[STATED TASK]:
Locate every line in the material below that has the word "React". Copy each of those lines.
━━━━━ RECORDS FOR THE TASK
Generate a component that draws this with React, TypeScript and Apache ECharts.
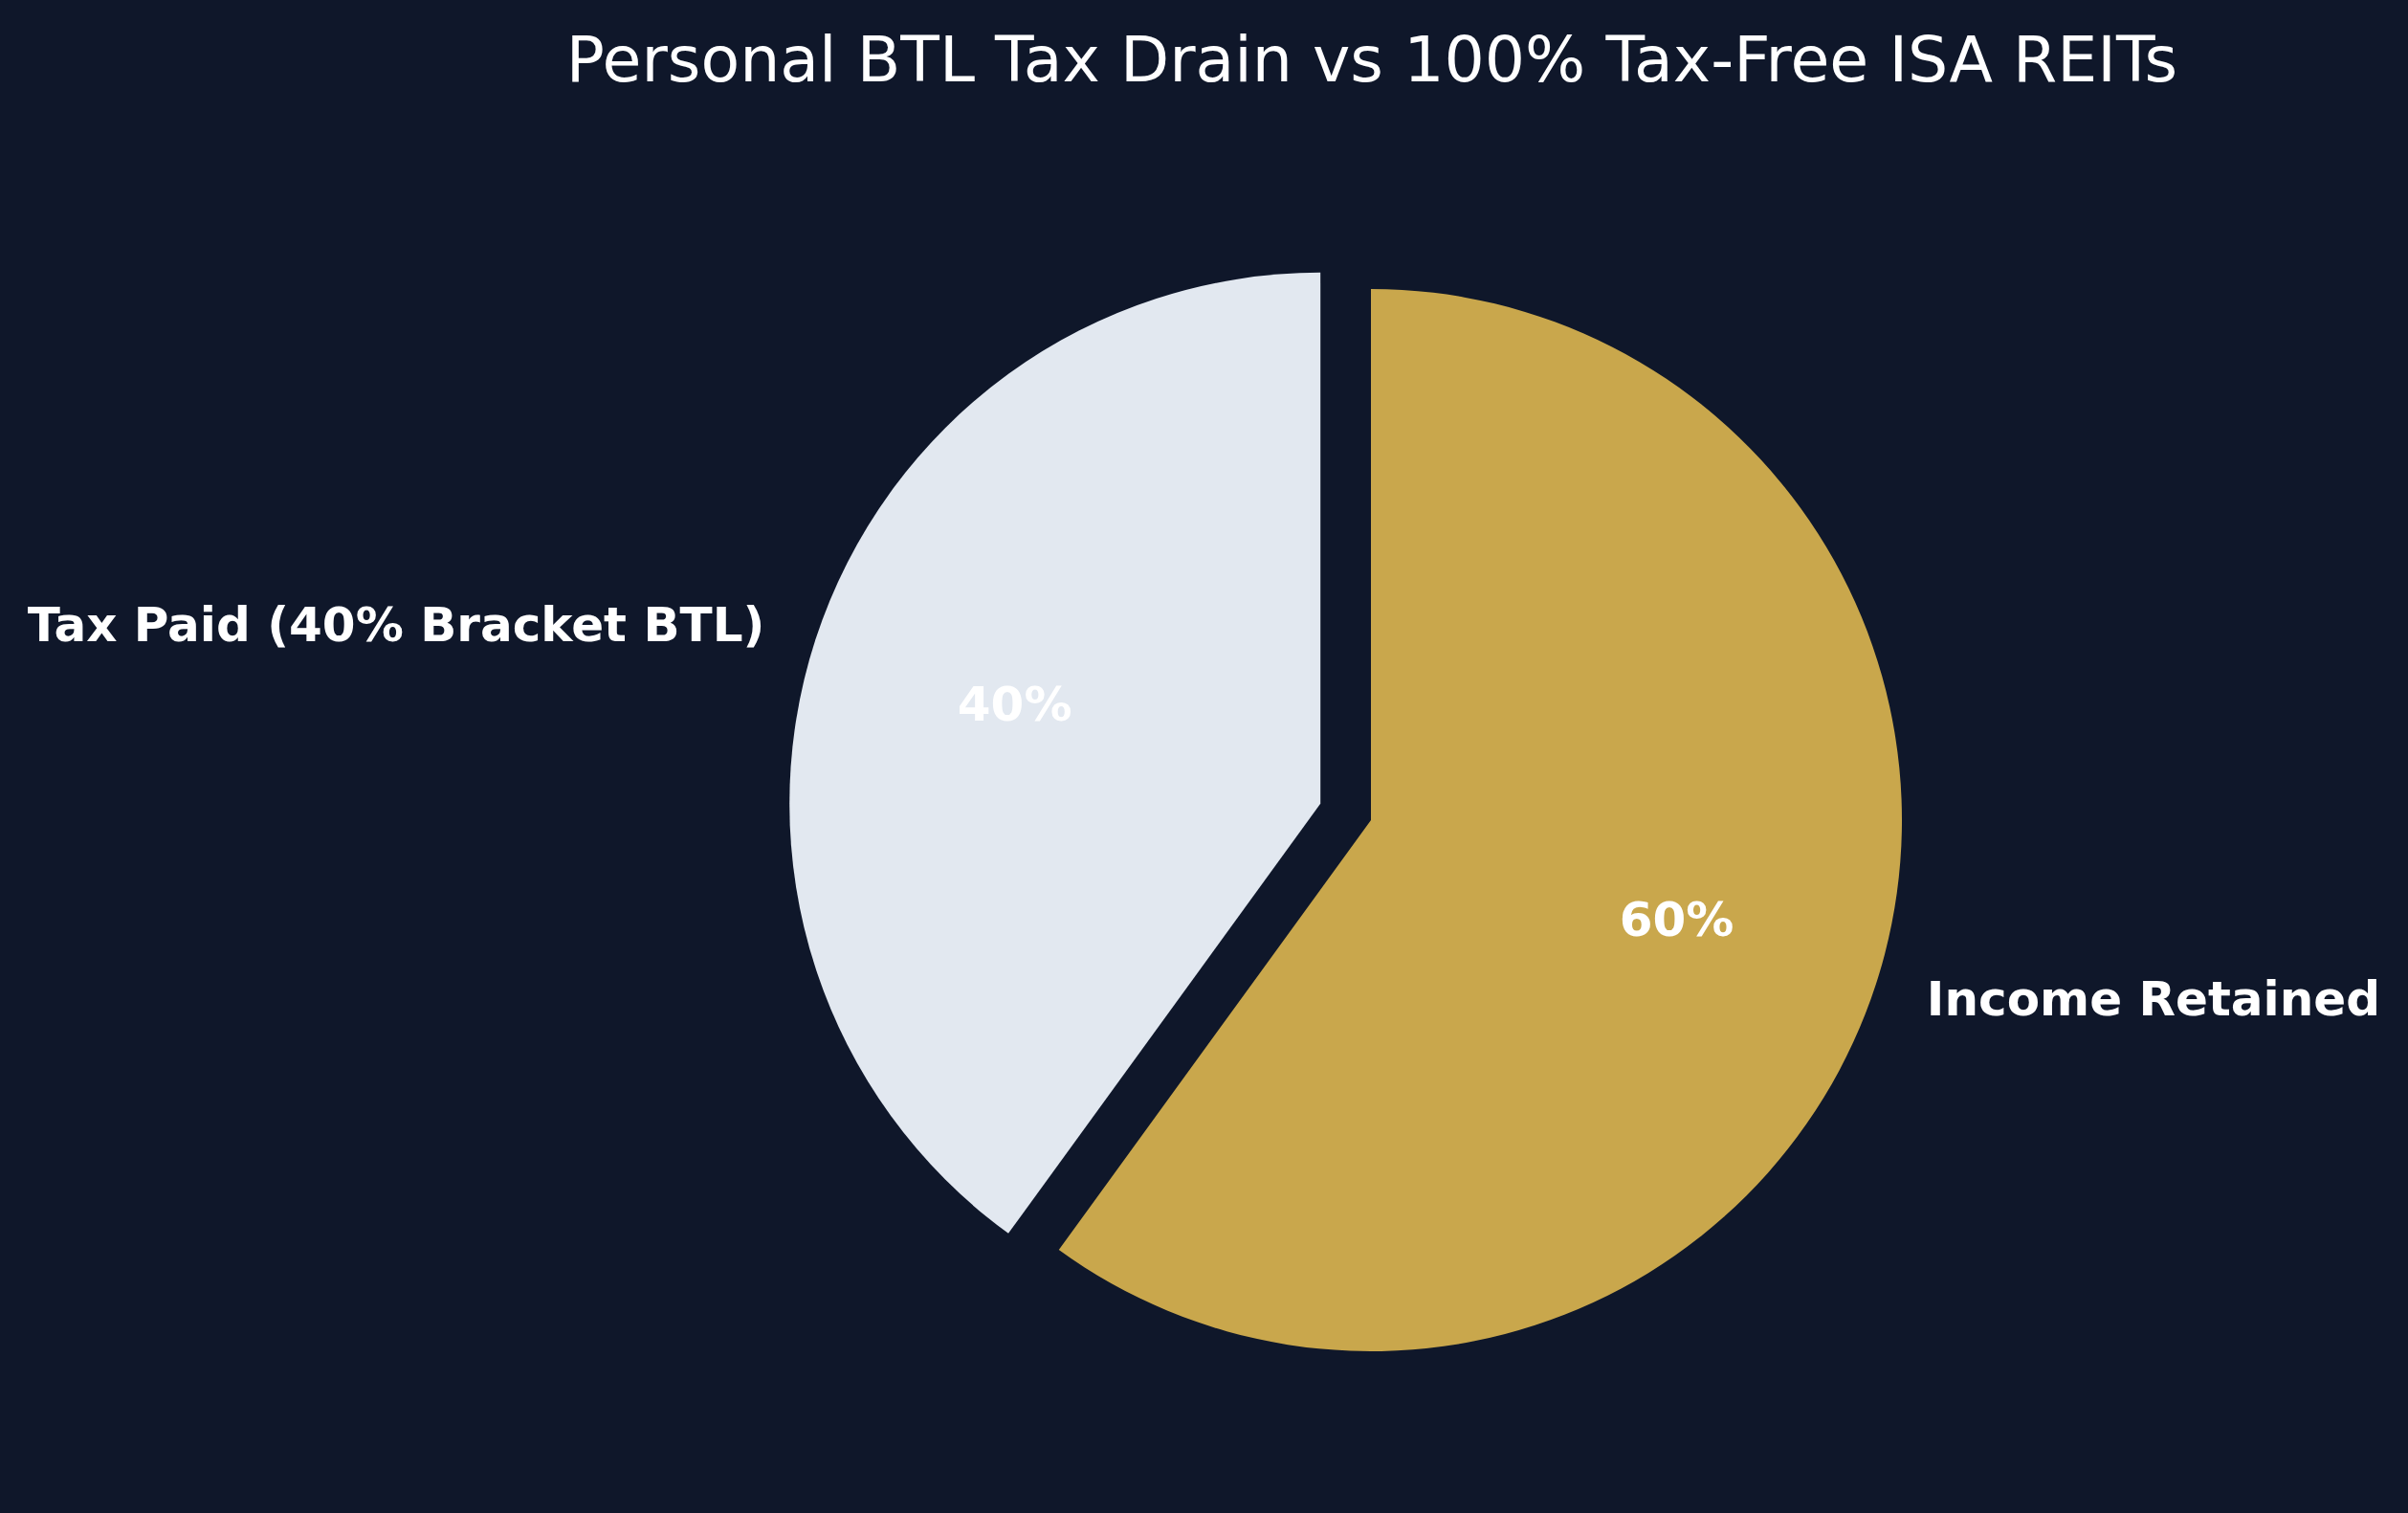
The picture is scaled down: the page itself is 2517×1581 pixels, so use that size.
import React, { useEffect, useRef } from "react";
import * as echarts from "echarts";

const categories: string[] = ["Tax Paid (40% Bracket BTL)", "Income Retained"];
const values: number[] = [40, 60];
const colors: string[] = ["#e2e8f0", "#c9a74c"];
const exploded: boolean[] = [true, false];
const titleText = "Personal BTL Tax Drain vs 100% Tax-Free ISA REITs";

const W = 2517;
const H = 1581;
const CX = 1433;
const CY = 857;
const R = 555;
const FONT = "DejaVu Sans";

export default function App() {
  const ref = useRef<HTMLDivElement | null>(null);
  useEffect(() => {
    if (!ref.current) return;
    const chart = echarts.init(ref.current, undefined, { renderer: "svg" });
    const mainData = categories.map((name, i) => ({
      name,
      value: values[i],
      selected: exploded[i],
      itemStyle: { color: colors[i] },
    }));
    const pctData = categories.map((name, i) => ({
      name,
      value: values[i],
      selected: exploded[i],
      itemStyle: { color: "rgba(0,0,0,0)" },
    }));
    chart.setOption({
      animation: false,
      backgroundColor: "#0f172a",
      title: {
        text: titleText,
        left: CX - 4,
        top: 23,
        textAlign: "center",
        textStyle: {
          color: "#ffffff",
          fontFamily: FONT,
          fontWeight: "normal",
          fontSize: 66.5,
        },
      },
      series: [
        {
          type: "pie",
          center: [CX, CY],
          radius: [0, R],
          startAngle: 90,
          clockwise: false,
          selectedMode: "single",
          selectedOffset: R * 0.1,
          avoidLabelOverlap: false,
          silent: true,
          emphasis: { disabled: true },
          itemStyle: { borderWidth: 0 },
          label: {
            show: true,
            position: "outside",
            color: "#ffffff",
            fontFamily: FONT,
            fontWeight: "bold",
            fontSize: 50,
            formatter: "{b}",
          },
          labelLine: { show: false, length: R * 0.1 - 5, length2: 0 },
          data: mainData,
        },
        {
          type: "pie",
          center: [CX, CY],
          radius: [R * 0.2, R],
          startAngle: 90,
          clockwise: false,
          selectedMode: "single",
          selectedOffset: R * 0.1,
          silent: true,
          emphasis: { disabled: true },
          itemStyle: { borderWidth: 0 },
          label: {
            show: true,
            position: "inside",
            color: "#ffffff",
            fontFamily: FONT,
            fontWeight: "bold",
            fontSize: 50,
            formatter: (p: any) => `${Math.round(p.percent)}%`,
          },
          labelLine: { show: false },
          data: pctData,
        },
      ],
    });
    return () => chart.dispose();
  }, []);
  return (
    <div
      ref={ref}
      style={{ position: "absolute", left: 0, top: 0, width: W, height: H }}
    />
  );
}
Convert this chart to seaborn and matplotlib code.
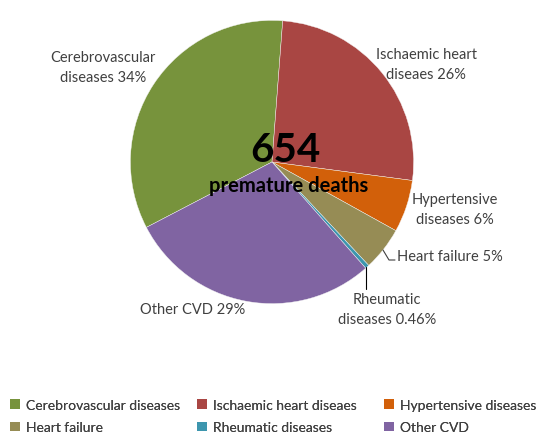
━━━━━━━━━━
[THE RESULT]:
Generate a component that draws this with React, TypeScript and Apache ECharts.
import React, { useEffect, useRef } from "react";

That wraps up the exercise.